As a result of this series of posts at Crooked Timber, I've been reading some China Mieville (the accent is beyond me, unfortunately). He's very, very good. King Rat, his first novel, a blend of life in the interstices of London and gothic fairy tale, doesn't quite reach the Gormenghast-esque descriptive heights of the later, more fantastically-set, novels, and isn't quite as compelling either, but is worth having a look at. The two of the three straight fantasy novels I've read, The Scar and Perdido Street Station, are quite stunning: the evocation of place, full of inventive and convincing detail, and above all the sheer narrative grip, done through clever plotting, the use of interestingly suggestive ideas, and intelligent and engaging characterisation, are wonderful. His debt to Mervin Peake is quite clear: the idea, so dominant in Gormenghast, of the accretion of byzantine, unintended structures, both physical and institutional, the result of series of uncoordinated yet comprehensible actions, on top of older, equally unplanned structures, resonates through his descriptions of New Crobuzon and the floating city of The Scar, and if anything, he does it better than Peake. The worlds his characters are embedded in are socially real, which is not something that could be said of every fantasy novel, and which may make it easier for those un-used to the idiom to get into the novels. He is violent and perhaps takes a little more pleasure than one ought to be comfortable with in that violence, so perhaps the squeamish might find him a bit much, but this is about the only reservation I would have about the novels. Read them.

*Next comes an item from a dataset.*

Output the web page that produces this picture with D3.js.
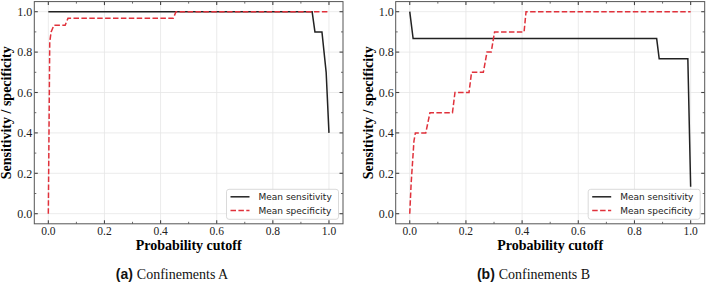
<!DOCTYPE html>
<html>
<head>
<meta charset="utf-8">
<script src="https://cdn.jsdelivr.net/npm/d3@7"></script>
<style>
  html, body { margin: 0; padding: 0; background: #fff; }
  svg { display: block; }
  .serif { font-family: 'Liberation Serif', 'Times New Roman', Times, 'DejaVu Serif', serif; }
  .sans { font-family: 'DejaVu Sans', sans-serif; }
  .capsans { font-family: 'Liberation Sans', Arial, Helvetica, sans-serif; }
</style>
</head>
<body>
<svg id="chart" width="708" height="284"></svg>
<script>
// data: [probability cutoff, value]
const sensitivityA = [[0, 1], [0.94, 1], [0.95, 0.9], [0.975, 0.9], [0.99, 0.7], [1.0, 0.4]]
const specificityA = [[0, 0], [0.005, 0.85], [0.01, 0.9], [0.02, 0.933], [0.06, 0.933], [0.07, 0.967],
  [0.445, 0.967], [0.455, 1], [1.0, 1]]
const sensitivityB = [[0, 1], [0.012, 0.867], [0.879, 0.867], [0.888, 0.767], [0.99, 0.767], [1.0, 0.133]]
const specificityB = [[0, 0], [0.005, 0.15], [0.015, 0.36], [0.02, 0.4], [0.057, 0.4], [0.072, 0.5],
  [0.152, 0.5], [0.161, 0.6], [0.211, 0.6], [0.22, 0.7], [0.262, 0.7], [0.275, 0.8],
  [0.29, 0.8], [0.302, 0.9], [0.407, 0.9], [0.414, 1], [1.0, 1]]

const majorTicks = [0, 0.2, 0.4, 0.6, 0.8, 1.0]
const minorTicks = [0.1, 0.3, 0.5, 0.7, 0.9]
const legendLabels = ['Mean sensitivity', 'Mean specificity']
const captions = [['(a)', 'Confinements A'], ['(b)', 'Confinements B']]
const xLabel = 'Probability cutoff'
const yLabel = 'Sensitivity / specificity'

const panels = [
  { left: 34.3, right: 343, sens: sensitivityA, spec: specificityA, caption: captions[0], capX: 172 },
  { left: 395.7, right: 704.7, sens: sensitivityB, spec: specificityB, caption: captions[1], capX: 533.5 }
]
const plotTop = 1.6, plotBottom = 223.8
const red = '#e0313b'

const svg = d3.select('#chart')

panels.forEach(p => {
  const x = d3.scaleLinear().domain([-0.05, 1.05]).range([p.left, p.right])
  const y = d3.scaleLinear().domain([-0.05, 1.05]).range([plotBottom, plotTop])
  const g = svg.append('g')

  // grid
  g.append('g').selectAll('line').data(majorTicks).join('line')
    .attr('x1', d => x(d)).attr('x2', d => x(d)).attr('y1', plotTop).attr('y2', plotBottom)
    .attr('stroke', '#e6e6e6').attr('stroke-width', 0.8)
  g.append('g').selectAll('line').data(majorTicks).join('line')
    .attr('y1', d => y(d)).attr('y2', d => y(d)).attr('x1', p.left).attr('x2', p.right)
    .attr('stroke', '#e6e6e6').attr('stroke-width', 0.8)

  // lines
  const line = d3.line().x(d => x(d[0])).y(d => y(d[1]))
  g.append('path').datum(p.sens).attr('d', line)
    .attr('fill', 'none').attr('stroke', '#222').attr('stroke-width', 1.5)
  g.append('path').datum(p.spec).attr('d', line)
    .attr('fill', 'none').attr('stroke', red).attr('stroke-width', 1.5)
    .attr('stroke-dasharray', '5.5,2.4')

  // ticks, inward on all sides
  const ticks = g.append('g').attr('stroke', '#444')
  const addTicks = (vals, len, w) => {
    vals.forEach(v => {
      ticks.append('line').attr('x1', x(v)).attr('x2', x(v)).attr('y1', plotBottom).attr('y2', plotBottom - len).attr('stroke-width', w)
      ticks.append('line').attr('x1', x(v)).attr('x2', x(v)).attr('y1', plotTop).attr('y2', plotTop + len).attr('stroke-width', w)
      ticks.append('line').attr('y1', y(v)).attr('y2', y(v)).attr('x1', p.left).attr('x2', p.left + len).attr('stroke-width', w)
      ticks.append('line').attr('y1', y(v)).attr('y2', y(v)).attr('x1', p.right).attr('x2', p.right - len).attr('stroke-width', w)
    })
  }
  addTicks(majorTicks, 3.5, 1.1)
  addTicks(minorTicks, 2, 0.8)

  // frame
  g.append('rect').attr('x', p.left).attr('y', plotTop)
    .attr('width', p.right - p.left).attr('height', plotBottom - plotTop)
    .attr('fill', 'none').attr('stroke', '#555').attr('stroke-width', 1)

  // tick labels
  g.append('g').selectAll('text').data(majorTicks).join('text')
    .attr('class', 'serif')
    .attr('x', d => x(d)).attr('y', plotBottom + 11)
    .attr('text-anchor', 'middle')
    .style('font-size', '11.5px').attr('fill', '#222')
    .text(d => d.toFixed(1))
  g.append('g').selectAll('text').data(majorTicks).join('text')
    .attr('class', 'serif')
    .attr('x', p.left - 2).attr('y', d => y(d)).attr('dy', '0.35em')
    .attr('text-anchor', 'end')
    .style('font-size', '12px').attr('fill', '#222')
    .text(d => d.toFixed(1))

  // axis labels
  g.append('text').attr('class', 'serif')
    .attr('x', (x(0) + x(1)) / 2).attr('y', 249.5)
    .attr('text-anchor', 'middle')
    .style('font-size', '14px').style('font-weight', 'bold')
    .text(xLabel)
  g.append('text').attr('class', 'serif')
    .attr('transform', `translate(${p.left - 23},${(plotTop + plotBottom) / 2}) rotate(-90)`)
    .attr('text-anchor', 'middle')
    .style('font-size', '14px').style('font-weight', 'bold')
    .text(yLabel)

  // legend, lower right
  const lw = 112, lh = 30
  const lx = p.right - 4.5 - lw, ly = plotBottom - 4.5 - lh
  const leg = g.append('g')
  leg.append('rect').attr('x', lx).attr('y', ly).attr('width', lw).attr('height', lh)
    .attr('rx', 2.5).attr('fill', 'rgba(255,255,255,0.85)').attr('stroke', '#d0d0d0').attr('stroke-width', 0.8)
  legendLabels.forEach((lab, i) => {
    const cy = ly + 7.5 + i * 13.7
    leg.append('line').attr('x1', lx + 4).attr('x2', lx + 23).attr('y1', cy).attr('y2', cy)
      .attr('stroke', i === 0 ? '#222' : red).attr('stroke-width', 1.5)
      .attr('stroke-dasharray', i === 0 ? null : '5.5,2.4')
    leg.append('text').attr('class', 'sans').attr('x', lx + 32).attr('y', cy).attr('dy', '0.35em')
      .style('font-size', '9px').attr('fill', '#222')
      .text(lab)
  })

  // caption
  const cap = g.append('text').attr('x', p.capX).attr('y', 279).attr('text-anchor', 'middle')
    .style('font-size', '14px').attr('fill', '#111')
  cap.append('tspan').attr('class', 'capsans').style('font-weight', 'bold')
    .text(p.caption[0] + ' ')
  cap.append('tspan').attr('class', 'serif').text(p.caption[1])
})
</script>
</body>
</html>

Also, The Dancer Upstairs. John Malkovich's directorial debut, based on Nicholas Shakespeare's novel, which came out at the cinema about two years ago, it's somehow flawed - there's a disconnect between the two main strands of the plot, which is both suggestive and unsatisfactory, particularly perhaps at the end - but generally rather good. It's more or less uniformly well-acted, with Javier Bardem especially good, and Malkovich directs unobtrusively but well. Most impressive - but also, in a way, least so, because of the perhaps somewhat confused way in which they are asked - is the series of questions it asks about the relationship between the obligations of the political and the personal, especially in such an obviously corrupt state.
So, two things that weren't politics, philosophy or personal gripe. Be happy with that: it'll probably be months till it happens again.